The DFPS request contends the ruling issued Thursday by the 3rd Court of Appeals in Austin was overbroad and would "irreparably" affect the outcome of cases involving hundreds of children taken from the polygamous sect's ranch in Eldorado last month.

The department asks that the Texas Supreme Court bar the appellate court from enforcing its order, arguing that the agency would have to return about 124 children to about 34 ''alleged mothers." However, the appeals court decision actually applies to 41 mothers and about 130 children, an attorney for the mothers said today.

The problem is, DFPS attorneys argue, that the agency has never been able to establish familial relationships among the children taken into custody and their mothers and fathers "due to an orchestrated conspiracy of silence."

The Supreme Court has requested the trial record from the appeals court, indicating it plans to work on the case over the weekend, a spokesman said.

In April, 51st District Judge Barbara Walther ruled that children should be removed from the ranch because they were in peril of sexual, physical and emotional abuse in a culture that believes in polygamy and underage pregnancy. Such beliefs, she found, would also harm boys raised in the Fundamentalist Church of Jesus Christ of Latter Day Saints (FLDS).

State attorneys also argued that the appeals court abused its discretion by misusing "mandamus" - an order to a lower court.

The appellate court ruled Thursday that the state's argument for removing the children was legally flawed and relied on insufficient evidence specific to each child. The judge, it said, abused her discretion in continuing the state's custody.

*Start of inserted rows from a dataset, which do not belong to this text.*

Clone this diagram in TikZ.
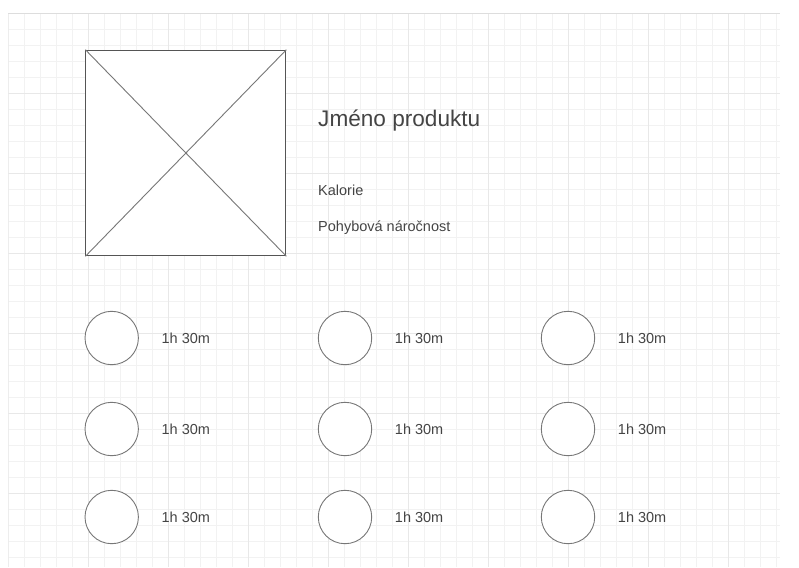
\documentclass[tikz,border=0pt]{standalone}
\usepackage{fontspec}
\setmainfont{Liberation Sans}
\usepackage{tikz}
\usetikzlibrary{positioning}
\definecolor{gridMinor}{HTML}{F2F2F2}
\definecolor{gridMajor}{HTML}{E8E8E8}
\definecolor{gridTop}{HTML}{DDDDDD}
\definecolor{frameGray}{HTML}{555555}
\definecolor{lineGray}{HTML}{777777}
\definecolor{textGray}{HTML}{444444}

\begin{document}
\begin{tikzpicture}[x=1pt,y=-1pt,
    lbl/.style={inner sep=0pt,text=textGray,font=\fontsize{14.5}{17}\selectfont},
    slot/.style={circle,draw=lineGray,line width=0.9pt,minimum size=53.4pt,inner sep=0pt}]
    \useasboundingbox (0,0) rectangle (799,567);
    % background grid
    \begin{scope}
      \clip (8.3,13.3) rectangle (780,567);
      \foreach \k in {0,...,48}
        \draw[gridMinor,line width=0.8pt] (8.3+16*\k,13.3) -- (8.3+16*\k,567);
      \foreach \k in {0,...,35}
        \draw[gridMinor,line width=0.8pt] (8.3,13.3+16*\k) -- (780,13.3+16*\k);
      \foreach \k in {0,...,9}
        \draw[gridMajor,line width=0.8pt] (8.3+80*\k,13.3) -- (8.3+80*\k,567);
      \foreach \k in {0,...,7}
        \draw[gridMajor,line width=0.8pt] (8.3,13.3+80*\k) -- (780,13.3+80*\k);
    \end{scope}
    \draw[gridTop,line width=1pt] (8.3,13.3) -- (780,13.3);
    % product image placeholder
    \node (photo) [draw=frameGray,line width=0.9pt,fill=white,minimum width=200pt,minimum height=205.6pt,inner sep=0pt] at (185.9,153) {};
    \draw[lineGray,line width=0.9pt] (photo.north west) -- (photo.south east);
    \draw[lineGray,line width=0.9pt] (photo.south west) -- (photo.north east);
    % product texts
    \node (name) [lbl,anchor=base west,font=\fontsize{22.6}{27}\selectfont] at (318,126.7) {Jméno produktu};
    \node (kcal) [lbl,anchor=base west] at (318,195.7) {Kalorie};
    \node (effort) [lbl,anchor=base west] at (318,231.7) {Pohybová náročnost};
    % activity slots
    \foreach \r/\y in {1/338,2/429,3/517}
      \foreach \c/\x in {1/111.7,2/345,3/568}{
        \node (c\r\c) [slot,fill=white] at (\x,\y) {};
        \node (t\r\c) [lbl,anchor=west,right=22.6pt of c\r\c] {1h 30m};
      }
  \end{tikzpicture}
\end{document}
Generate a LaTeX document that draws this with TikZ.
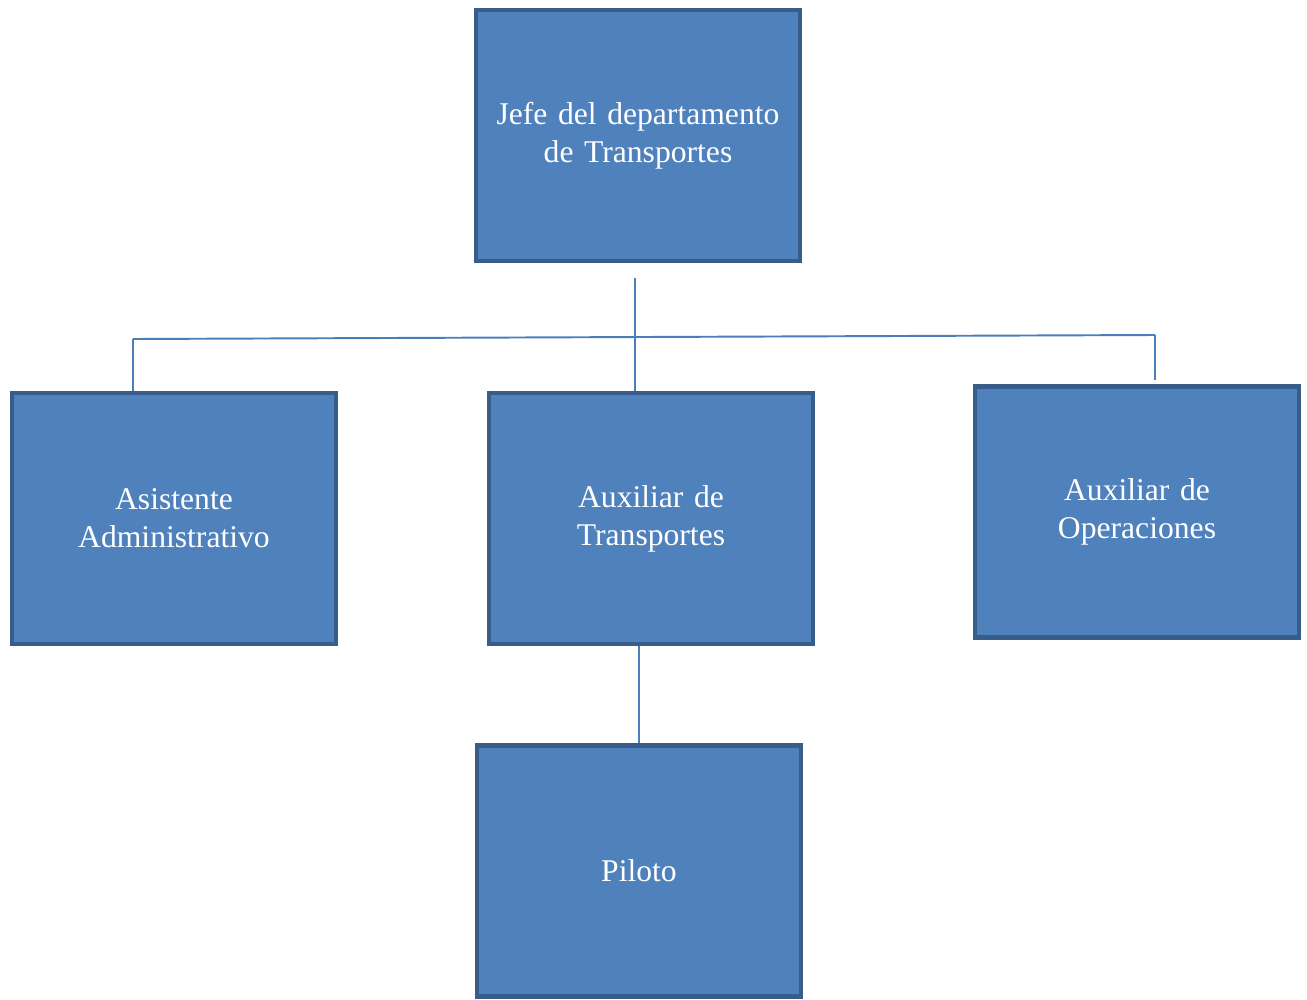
\documentclass[tikz,border=0pt]{standalone}
\usepackage{fontspec}
\setmainfont{Liberation Serif}
\usetikzlibrary{positioning}
\definecolor{boxfill}{HTML}{4F81BD}
\definecolor{boxline}{HTML}{385D8A}
\definecolor{linkblue}{HTML}{4A7EBB}
\tikzstyle{puesto} = [text centered, text width=6.2cm, minimum width=6.48cm, minimum height=5.02cm, draw=boxline, line width=2.8pt, fill=boxfill, text=white, font=\fontsize{18}{21.6}\selectfont]
\tikzstyle{enlace} = [draw=linkblue, line width=1.1pt]

\begin{document}
\begin{tikzpicture}[node distance=7.66cm, auto]
    \useasboundingbox (0,0) rectangle (26.14,-20);
    \node [puesto] (jefe) at (12.76,-2.71) {Jefe del departamento\\de Transportes};
    \node [puesto, below of=jefe, xshift=0.26cm] (aux) {Auxiliar de\\Transportes};
    \node [puesto, left of=aux, node distance=9.54cm] (asis) {Asistente\\Administrativo};
    \node [puesto, right of=aux, node distance=9.72cm, yshift=0.13cm] (oper) {Auxiliar de\\Operaciones};
    \node [puesto, below of=aux, node distance=7.05cm, xshift=-0.24cm] (piloto) {Piloto};
    %\node [puesto, below of=asis] (otro) {};

    \coordinate (baja) at (12.70,-5.56);
    \coordinate (hIzq) at (2.66,-6.78);
    \coordinate (hDer) at (23.10,-6.70);

    \draw [enlace] (baja) to (baja |- aux.north);
    \draw [enlace] (hIzq) to (hIzq |- asis.north);
    \draw [enlace] (hIzq) to (hDer);
    \draw [enlace] (hDer) to ([yshift=0.08cm]hDer |- oper.north);
    \draw [enlace] (piloto.north |- aux.south) to (piloto.north);
  \end{tikzpicture}
\end{document}
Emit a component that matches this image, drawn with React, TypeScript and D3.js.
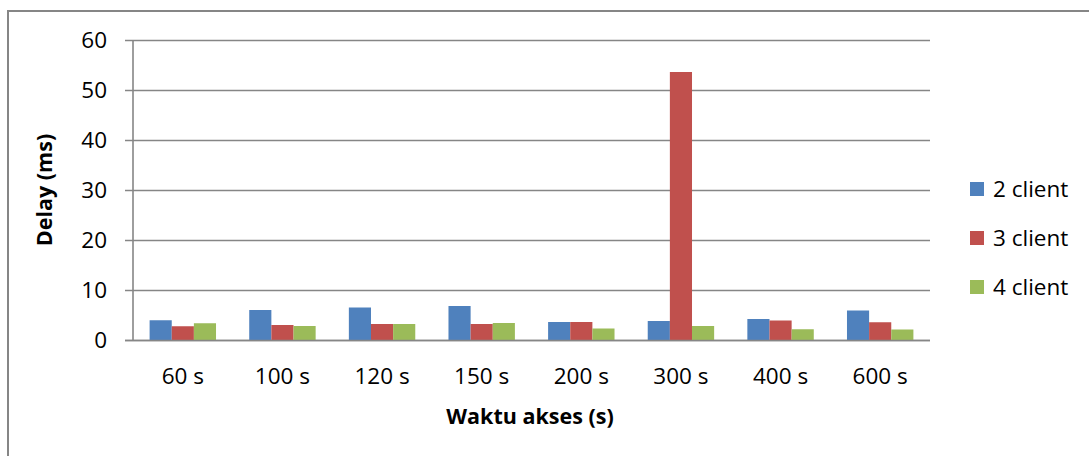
import React from 'react';
import * as d3 from 'd3';

// data
const categories = ['60 s', '100 s', '120 s', '150 s', '200 s', '300 s', '400 s', '600 s'];
const seriesNames = ['2 client', '3 client', '4 client'];
const client2 = [4.05, 6.1, 6.6, 6.9, 3.7, 3.9, 4.3, 6.0];
const client3 = [2.85, 3.1, 3.3, 3.3, 3.7, 53.7, 4.0, 3.65];
const client4 = [3.45, 2.9, 3.3, 3.5, 2.4, 2.9, 2.25, 2.2];
const yTicks = [0, 10, 20, 30, 40, 50, 60];
const colors = ['#4F81BD', '#C0504D', '#9BBB59'];

const width = 1089;
const height = 456;
const font = "'Open Sans', sans-serif";

export default function App() {
  const series = [client2, client3, client4];
  const plot = { left: 133, right: 930, top: 40.5, bottom: 340.5 };

  const x = d3.scaleBand<string>().domain(categories).range([plot.left, plot.right]).paddingInner(0).paddingOuter(0);
  const bar = x.bandwidth() / 4.5;
  const xInner = d3
    .scaleBand<number>()
    .domain([0, 1, 2])
    .range([(x.bandwidth() - bar * 3) / 2, (x.bandwidth() + bar * 3) / 2]);
  const y = d3.scaleLinear().domain([0, 60]).range([plot.bottom, plot.top]);

  return (
    <svg width={width} height={height} style={{ position: 'absolute', left: 0, top: 0, background: '#fff' }}>
      {/* chart frame */}
      <rect x={8} y={11} width={1100} height={460} fill='#fff' stroke='#868686' strokeWidth={2} />

      {/* grid + y axis */}
      {yTicks.map((t) => (
        <g key={t}>
          <line x1={plot.left - 8} x2={plot.right} y1={y(t)} y2={y(t)} stroke='#868686' strokeWidth={1.6} />
          <text x={107} y={y(t)} dy='0.35em' textAnchor='end' fontFamily={font} fontSize={22.5} fill='#000'>
            {t}
          </text>
        </g>
      ))}
      <line x1={plot.left} x2={plot.left} y1={plot.top} y2={plot.bottom} stroke='#868686' strokeWidth={1.6} />

      {/* bars */}
      {categories.map((c, i) => (
        <g key={c} transform={`translate(${x(c)},0)`}>
          {series.map((s, j) => (
            <rect
              key={j}
              x={xInner(j)}
              y={y(s[i])}
              width={xInner.bandwidth()}
              height={y(0) - y(s[i])}
              fill={colors[j]}
            />
          ))}
          <text
            x={x.bandwidth() / 2}
            y={384}
            textAnchor='middle'
            fontFamily={font}
            fontSize={22.5}
            fill='#000'
          >
            {c}
          </text>
        </g>
      ))}
      <line x1={plot.left - 8} x2={plot.right} y1={y(0)} y2={y(0)} stroke='#868686' strokeWidth={1.6} />

      {/* axis titles */}
      <text x={530} y={424} textAnchor='middle' fontFamily={font} fontSize={21.5} fontWeight='bold' fill='#000'>
        Waktu akses (s)
      </text>
      <text
        transform='translate(44,190) rotate(-90)'
        textAnchor='middle'
        dy='0.35em'
        fontFamily={font}
        fontSize={21.5}
        fontWeight='bold'
        fill='#000'
      >
        Delay (ms)
      </text>

      {/* legend */}
      {seriesNames.map((n, i) => (
        <g key={n} transform={`translate(970,${189 + i * 49})`}>
          <rect x={0} y={-7} width={14} height={14} fill={colors[i]} />
          <text x={23} y={0} dy='0.35em' fontFamily={font} fontSize={22.5} fill='#000'>
            {n}
          </text>
        </g>
      ))}
    </svg>
  );
}
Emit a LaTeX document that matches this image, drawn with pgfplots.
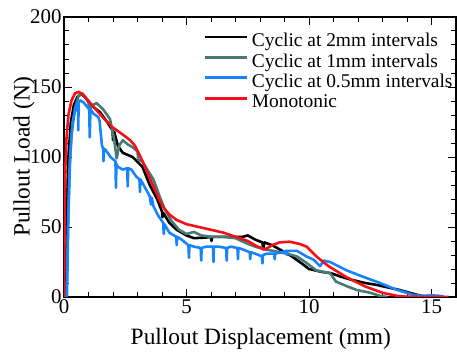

The legal aid firms that filed the two petitions granted by the appeals court believe its legal reasoning applies to all 450-some children taken from parents at the YFZ Ranch, whose residents are FLDS members.

In an 11-page response to the state's motion to the Supreme Court, Texas RioGrande Legal Aid said that returning the children to their parents does not inhibit the state from continuing its investigation.

There are no privileged documents, trade secrets or First Amendment concerns at stake - traditional reasons for granting a stay, it said.

The firm also said the state falsely claimed identities of the children's mothers are unknown; status hearings under way in San Angelo have matched parents and children.

Every day that the children remain separated from their parents and siblings compounds the "harm, pain and distress" they've experienced, the response said.

Any concerns that the parents might flee with the children could be overcome by imposing travel limitations on them.

"If the trial court releases the children and if the department presents evidence that a child [or children] is in danger, it can do a new proceeding," the filing states.